What he was fleeing was not so much Nineveh as the boundless love of God for
those people. It was that that didn’t come into his plans. God had come once… “and
I’ll see to the rest”: that’s what Jonah told himself. He wanted to do things
his way, he wanted to steer it all. His stubbornness shut him in his own
structures of evaluation, in his pre-ordained methods, in his righteous
opinions. He had fenced his soul off with the barbed wire of those certainties
that instead of giving freedom with God and opening horizons of greater service
to others had finished by deafening his heart. How the isolated conscience
hardens the heart! Jonah no longer knew that God leads His people with the
heart of a Father.
A great many
of us can identify with Jonah.
BERGOGLIO: Our
certainties can become a wall, a jail that imprisons the Holy Spirit. Those who
isolate their conscience from the path of the people of God don’t know the joy
of the Holy Spirit that sustains hope. That is the risk run by the isolated
conscience.

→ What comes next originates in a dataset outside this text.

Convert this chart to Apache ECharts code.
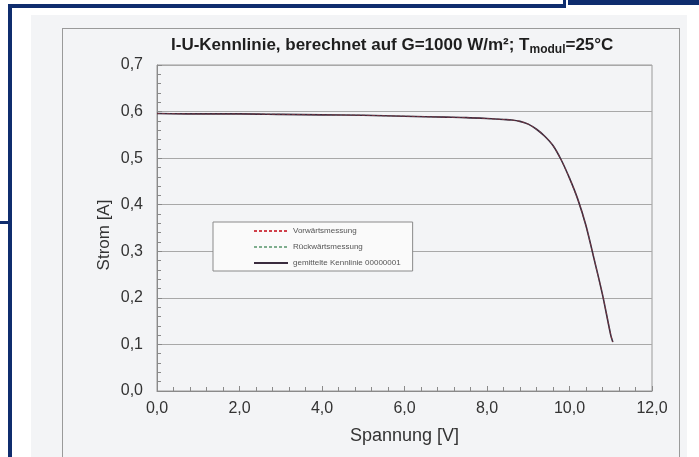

Of those who from the closed world of their Tarsis complain about
everything or, feeling their identity threatened, launch themselves into
battles only in the end to be still more self-concerned and self-referential.
What should
one do?
BERGOGLIO:
Look at our people not for what it should be but for what it is and see what is
necessary. Without preconceptions and recipes but with generous openness. For
the wounds and the frailty God spoke. Allowing the Lord to speak… In a world
that we can’t manage to interest with the words we say, only His presence that
loves us, saves us, can be of interest. The apostolic fervor renews itself in
order to testify to Him who has loved us from the beginning.